EXERCISE: Set down the full listing exactly as given. Any pictures are to be left out.

MATERIAL PROVIDED:
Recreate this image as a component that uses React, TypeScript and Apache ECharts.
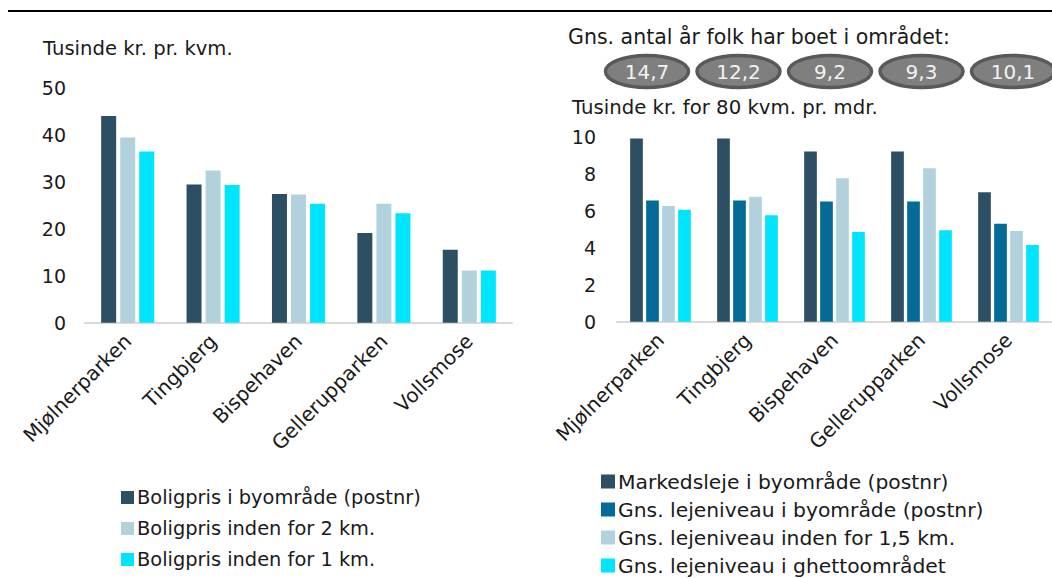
import React, { useEffect, useRef } from "react";
import * as echarts from "echarts";

const categories = ["Mjølnerparken", "Tingbjerg", "Bispehaven", "Gellerupparken", "Vollsmose"];

// Left chart: Tusinde kr. pr. kvm.
const boligprisBy = [44.0, 29.4, 27.4, 19.1, 15.5];
const boligpris2km = [39.4, 32.4, 27.3, 25.3, 11.1];
const boligpris1km = [36.4, 29.3, 25.3, 23.3, 11.1];

// Right chart: Tusinde kr. for 80 kvm. pr. mdr.
const markedsleje = [9.9, 9.9, 9.2, 9.2, 7.0];
const lejeBy = [6.55, 6.55, 6.5, 6.5, 5.3];
const leje15km = [6.25, 6.75, 7.75, 8.3, 4.9];
const lejeGhetto = [6.05, 5.75, 4.85, 4.95, 4.15];

// Gns. antal år folk har boet i området
const yearsLived = [14.7, 12.2, 9.2, 9.3, 10.1];

const leftTicks = { min: 0, max: 50, interval: 10 };
const rightTicks = { min: 0, max: 10, interval: 2 };

const FONT = "DejaVu Sans";
const C_DARK = "#2c4f64";
const C_BLUE = "#046a97";
const C_LIGHT = "#b1d2dd";
const C_CYAN = "#00e5ff";

export default function App() {
  const ref = useRef<HTMLDivElement>(null);
  useEffect(() => {
    if (!ref.current) return;
    const chart = echarts.init(ref.current, undefined, { renderer: "svg" });

    const ellipses: any[] = [];
    yearsLived.forEach((v, i) => {
      const cx = 647 + i * 91.5;
      ellipses.push({
        type: "ellipse",
        shape: { cx, cy: 71.5, rx: 41.5, ry: 16 },
        style: { fill: "#7f7f7f", stroke: "#595959", lineWidth: 3.5 },
        silent: true,
      });
      ellipses.push({
        type: "text",
        x: cx,
        y: 72,
        style: {
          text: v.toFixed(1).replace(".", ","),
          fill: "#f2f2f2",
          font: `20px ${FONT}`,
          align: "center",
          verticalAlign: "middle",
        },
        silent: true,
      });
    });

    const axisLabel = { fontFamily: FONT, fontSize: 19, color: "#1a1a1a" };

    chart.setOption({
      animation: false,
      textStyle: { fontFamily: FONT },
      graphic: [
        { type: "line", shape: { x1: 8, y1: 11, x2: 1052, y2: 11 }, style: { stroke: "#000", lineWidth: 2 } },
        {
          type: "text", x: 43, y: 48,
          style: { text: "Tusinde kr. pr. kvm.", font: `19.6px ${FONT}`, fill: "#1a1a1a", verticalAlign: "middle" },
        },
        {
          type: "text", x: 568, y: 37,
          style: { text: "Gns. antal år folk har boet i området:", font: `20.5px ${FONT}`, fill: "#1a1a1a", verticalAlign: "middle" },
        },
        {
          type: "text", x: 572, y: 107,
          style: { text: "Tusinde kr. for 80 kvm. pr. mdr.", font: `19.7px ${FONT}`, fill: "#1a1a1a", verticalAlign: "middle" },
        },
        ...ellipses,
      ],
      grid: [
        { left: 85, width: 427, top: 87.7, height: 235, containLabel: false },
        { left: 617, width: 435, top: 136.7, height: 185, containLabel: false },
      ],
      legend: [
        {
          data: ["Boligpris i byområde (postnr)", "Boligpris inden for 2 km.", "Boligpris inden for 1 km."],
          orient: "vertical", left: 121, top: 488, height: 90, padding: 0,
          itemWidth: 13, itemHeight: 13, itemGap: 12,
          icon: "rect",
          textStyle: { fontFamily: FONT, fontSize: 19.4, color: "#1a1a1a", padding: [0, 0, 0, -2] },
        },
        {
          data: ["Markedsleje i byområde (postnr)", "Gns. lejeniveau i byområde (postnr)", "Gns. lejeniveau inden for 1,5 km.", "Gns. lejeniveau i ghettoområdet"],
          orient: "vertical", left: 601, top: 471.5, height: 106, padding: 0,
          itemWidth: 14, itemHeight: 14, itemGap: 8,
          icon: "rect",
          textStyle: { fontFamily: FONT, fontSize: 20.3, color: "#1a1a1a", padding: [0, 0, 0, -2] },
        },
      ],
      xAxis: [
        {
          type: "category", gridIndex: 0, data: categories,
          axisLine: { lineStyle: { color: "#d9d9d9", width: 2 } },
          axisTick: { show: false },
          axisLabel: { ...axisLabel, fontSize: 20, rotate: 45, margin: 15, interval: 0 },
        },
        {
          type: "category", gridIndex: 1, data: categories,
          axisLine: { lineStyle: { color: "#d9d9d9", width: 2 } },
          axisTick: { show: false },
          axisLabel: { ...axisLabel, fontSize: 20, rotate: 45, margin: 15, interval: 0 },
        },
      ],
      yAxis: [
        {
          type: "value", gridIndex: 0, ...leftTicks,
          splitLine: { show: false }, axisLine: { show: false }, axisTick: { show: false },
          axisLabel: { ...axisLabel, margin: 19 },
        },
        {
          type: "value", gridIndex: 1, ...rightTicks,
          splitLine: { show: false }, axisLine: { show: false }, axisTick: { show: false },
          axisLabel: { ...axisLabel, margin: 21 },
        },
      ],
      series: [
        { name: "Boligpris i byområde (postnr)", type: "bar", xAxisIndex: 0, yAxisIndex: 0, data: boligprisBy, barWidth: 15, barGap: "27%", itemStyle: { color: C_DARK } },
        { name: "Boligpris inden for 2 km.", type: "bar", xAxisIndex: 0, yAxisIndex: 0, data: boligpris2km, barWidth: 15, barGap: "27%", itemStyle: { color: C_LIGHT } },
        { name: "Boligpris inden for 1 km.", type: "bar", xAxisIndex: 0, yAxisIndex: 0, data: boligpris1km, barWidth: 15, barGap: "27%", itemStyle: { color: C_CYAN } },
        { name: "Markedsleje i byområde (postnr)", type: "bar", xAxisIndex: 1, yAxisIndex: 1, data: markedsleje, barWidth: 12.7, barGap: "26%", itemStyle: { color: C_DARK } },
        { name: "Gns. lejeniveau i byområde (postnr)", type: "bar", xAxisIndex: 1, yAxisIndex: 1, data: lejeBy, barWidth: 12.7, barGap: "26%", itemStyle: { color: C_BLUE } },
        { name: "Gns. lejeniveau inden for 1,5 km.", type: "bar", xAxisIndex: 1, yAxisIndex: 1, data: leje15km, barWidth: 12.7, barGap: "26%", itemStyle: { color: C_LIGHT } },
        { name: "Gns. lejeniveau i ghettoområdet", type: "bar", xAxisIndex: 1, yAxisIndex: 1, data: lejeGhetto, barWidth: 12.7, barGap: "26%", itemStyle: { color: C_CYAN } },
      ],
    });
    return () => chart.dispose();
  }, []);
  return (
    <div
      ref={ref}
      style={{ position: "fixed", left: 0, top: 0, width: 1052, height: 578, background: "#fff" }}
    />
  );
}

SOLUTION BELOW:
Recreate this image as a component that uses React, TypeScript and Apache ECharts.
import React, { useEffect, useRef } from "react";
import * as echarts from "echarts";

const categories = ["Mjølnerparken", "Tingbjerg", "Bispehaven", "Gellerupparken", "Vollsmose"];

// Left chart: Tusinde kr. pr. kvm.
const boligprisBy = [44.0, 29.4, 27.4, 19.1, 15.5];
const boligpris2km = [39.4, 32.4, 27.3, 25.3, 11.1];
const boligpris1km = [36.4, 29.3, 25.3, 23.3, 11.1];

// Right chart: Tusinde kr. for 80 kvm. pr. mdr.
const markedsleje = [9.9, 9.9, 9.2, 9.2, 7.0];
const lejeBy = [6.55, 6.55, 6.5, 6.5, 5.3];
const leje15km = [6.25, 6.75, 7.75, 8.3, 4.9];
const lejeGhetto = [6.05, 5.75, 4.85, 4.95, 4.15];

// Gns. antal år folk har boet i området
const yearsLived = [14.7, 12.2, 9.2, 9.3, 10.1];

const leftTicks = { min: 0, max: 50, interval: 10 };
const rightTicks = { min: 0, max: 10, interval: 2 };

const FONT = "DejaVu Sans";
const C_DARK = "#2c4f64";
const C_BLUE = "#046a97";
const C_LIGHT = "#b1d2dd";
const C_CYAN = "#00e5ff";

export default function App() {
  const ref = useRef<HTMLDivElement>(null);
  useEffect(() => {
    if (!ref.current) return;
    const chart = echarts.init(ref.current, undefined, { renderer: "svg" });

    const ellipses: any[] = [];
    yearsLived.forEach((v, i) => {
      const cx = 647 + i * 91.5;
      ellipses.push({
        type: "ellipse",
        shape: { cx, cy: 71.5, rx: 41.5, ry: 16 },
        style: { fill: "#7f7f7f", stroke: "#595959", lineWidth: 3.5 },
        silent: true,
      });
      ellipses.push({
        type: "text",
        x: cx,
        y: 72,
        style: {
          text: v.toFixed(1).replace(".", ","),
          fill: "#f2f2f2",
          font: `20px ${FONT}`,
          align: "center",
          verticalAlign: "middle",
        },
        silent: true,
      });
    });

    const axisLabel = { fontFamily: FONT, fontSize: 19, color: "#1a1a1a" };

    chart.setOption({
      animation: false,
      textStyle: { fontFamily: FONT },
      graphic: [
        { type: "line", shape: { x1: 8, y1: 11, x2: 1052, y2: 11 }, style: { stroke: "#000", lineWidth: 2 } },
        {
          type: "text", x: 43, y: 48,
          style: { text: "Tusinde kr. pr. kvm.", font: `19.6px ${FONT}`, fill: "#1a1a1a", verticalAlign: "middle" },
        },
        {
          type: "text", x: 568, y: 37,
          style: { text: "Gns. antal år folk har boet i området:", font: `20.5px ${FONT}`, fill: "#1a1a1a", verticalAlign: "middle" },
        },
        {
          type: "text", x: 572, y: 107,
          style: { text: "Tusinde kr. for 80 kvm. pr. mdr.", font: `19.7px ${FONT}`, fill: "#1a1a1a", verticalAlign: "middle" },
        },
        ...ellipses,
      ],
      grid: [
        { left: 85, width: 427, top: 87.7, height: 235, containLabel: false },
        { left: 617, width: 435, top: 136.7, height: 185, containLabel: false },
      ],
      legend: [
        {
          data: ["Boligpris i byområde (postnr)", "Boligpris inden for 2 km.", "Boligpris inden for 1 km."],
          orient: "vertical", left: 121, top: 488, height: 90, padding: 0,
          itemWidth: 13, itemHeight: 13, itemGap: 12,
          icon: "rect",
          textStyle: { fontFamily: FONT, fontSize: 19.4, color: "#1a1a1a", padding: [0, 0, 0, -2] },
        },
        {
          data: ["Markedsleje i byområde (postnr)", "Gns. lejeniveau i byområde (postnr)", "Gns. lejeniveau inden for 1,5 km.", "Gns. lejeniveau i ghettoområdet"],
          orient: "vertical", left: 601, top: 471.5, height: 106, padding: 0,
          itemWidth: 14, itemHeight: 14, itemGap: 8,
          icon: "rect",
          textStyle: { fontFamily: FONT, fontSize: 20.3, color: "#1a1a1a", padding: [0, 0, 0, -2] },
        },
      ],
      xAxis: [
        {
          type: "category", gridIndex: 0, data: categories,
          axisLine: { lineStyle: { color: "#d9d9d9", width: 2 } },
          axisTick: { show: false },
          axisLabel: { ...axisLabel, fontSize: 20, rotate: 45, margin: 15, interval: 0 },
        },
        {
          type: "category", gridIndex: 1, data: categories,
          axisLine: { lineStyle: { color: "#d9d9d9", width: 2 } },
          axisTick: { show: false },
          axisLabel: { ...axisLabel, fontSize: 20, rotate: 45, margin: 15, interval: 0 },
        },
      ],
      yAxis: [
        {
          type: "value", gridIndex: 0, ...leftTicks,
          splitLine: { show: false }, axisLine: { show: false }, axisTick: { show: false },
          axisLabel: { ...axisLabel, margin: 19 },
        },
        {
          type: "value", gridIndex: 1, ...rightTicks,
          splitLine: { show: false }, axisLine: { show: false }, axisTick: { show: false },
          axisLabel: { ...axisLabel, margin: 21 },
        },
      ],
      series: [
        { name: "Boligpris i byområde (postnr)", type: "bar", xAxisIndex: 0, yAxisIndex: 0, data: boligprisBy, barWidth: 15, barGap: "27%", itemStyle: { color: C_DARK } },
        { name: "Boligpris inden for 2 km.", type: "bar", xAxisIndex: 0, yAxisIndex: 0, data: boligpris2km, barWidth: 15, barGap: "27%", itemStyle: { color: C_LIGHT } },
        { name: "Boligpris inden for 1 km.", type: "bar", xAxisIndex: 0, yAxisIndex: 0, data: boligpris1km, barWidth: 15, barGap: "27%", itemStyle: { color: C_CYAN } },
        { name: "Markedsleje i byområde (postnr)", type: "bar", xAxisIndex: 1, yAxisIndex: 1, data: markedsleje, barWidth: 12.7, barGap: "26%", itemStyle: { color: C_DARK } },
        { name: "Gns. lejeniveau i byområde (postnr)", type: "bar", xAxisIndex: 1, yAxisIndex: 1, data: lejeBy, barWidth: 12.7, barGap: "26%", itemStyle: { color: C_BLUE } },
        { name: "Gns. lejeniveau inden for 1,5 km.", type: "bar", xAxisIndex: 1, yAxisIndex: 1, data: leje15km, barWidth: 12.7, barGap: "26%", itemStyle: { color: C_LIGHT } },
        { name: "Gns. lejeniveau i ghettoområdet", type: "bar", xAxisIndex: 1, yAxisIndex: 1, data: lejeGhetto, barWidth: 12.7, barGap: "26%", itemStyle: { color: C_CYAN } },
      ],
    });
    return () => chart.dispose();
  }, []);
  return (
    <div
      ref={ref}
      style={{ position: "fixed", left: 0, top: 0, width: 1052, height: 578, background: "#fff" }}
    />
  );
}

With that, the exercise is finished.